Managing sovereignty at scale requires consistency across data governance, observability, and policy enforcement of providers. Without that coherence, organizations face fragmentation, higher risk and systems that are tougher to manage and protect.
Navigating sovereignty goes beyond technology; it requires balancing legal rules, global politics, cloud choices and business goals. In this way, data governance is not just a safeguard — it is the operating system that allows enterprises to preserve sovereignty, maintain interoperability, and confidently scale innovation across complex, global environments. Moving forward with confidence demands fluency in global regulatory environments and deep expertise in hybrid and multi-cloud design. It requires integration capabilities, governance frameworks and operational discipline that most enterprises cannot build without help.

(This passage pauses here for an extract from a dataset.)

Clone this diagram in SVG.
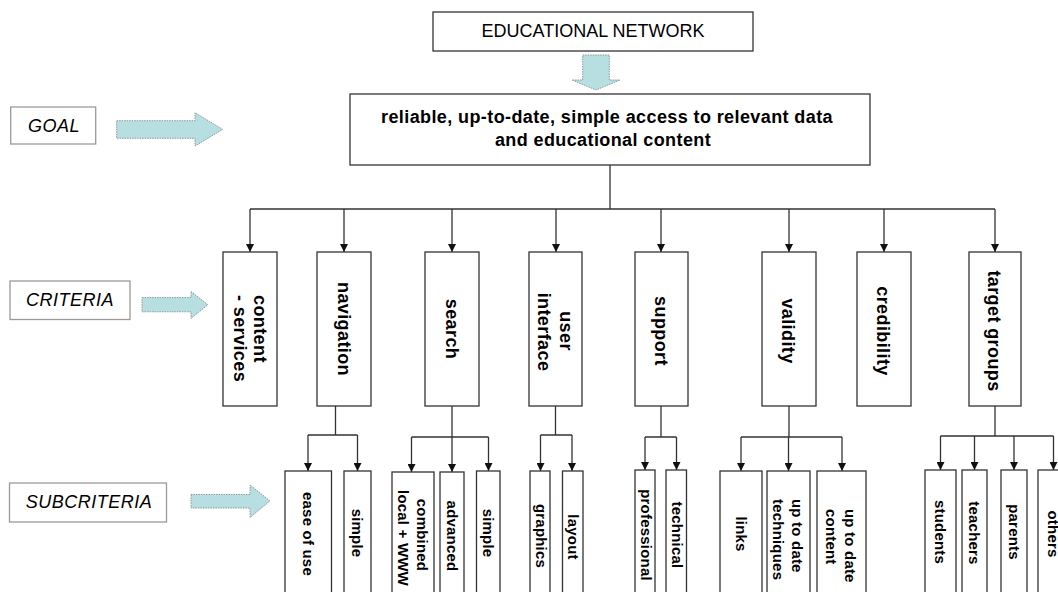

Some enterprises are understandably cautious about engaging US-based companies, but it is important to recognize that not all US-based technology firms pose the same sovereignty risk. The concerns that drive digital sovereignty policies are largely directed at the movement of personal data — not at infrastructure partners focused on operational systems, IT estates, and mission-critical workloads.
A trusted partner can design hybrid architectures that allow AI innovation without exposing sensitive data. They can establish policies that maintain continuity when regulatory conditions change — as they inevitably will — and they can advance local sovereignty interests without slowing innovation, all while acting as a catalyst for better design.
Sovereignty concerns are reshaping the digital landscape, but it does not diminish the value of the cloud. Instead, they demand a new level of intentionality, one where architecture, governance and trust converge. The organizations that succeed in this environment will be those that treat sovereignty not as a constraint but as a fundamental design principle, and that choose partners who understand that principle at every layer of the stack.
In a world defined by borders, data must move intelligently, decisively and securely. Sovereignty may set the rules, but strategy will determine who thrives within them.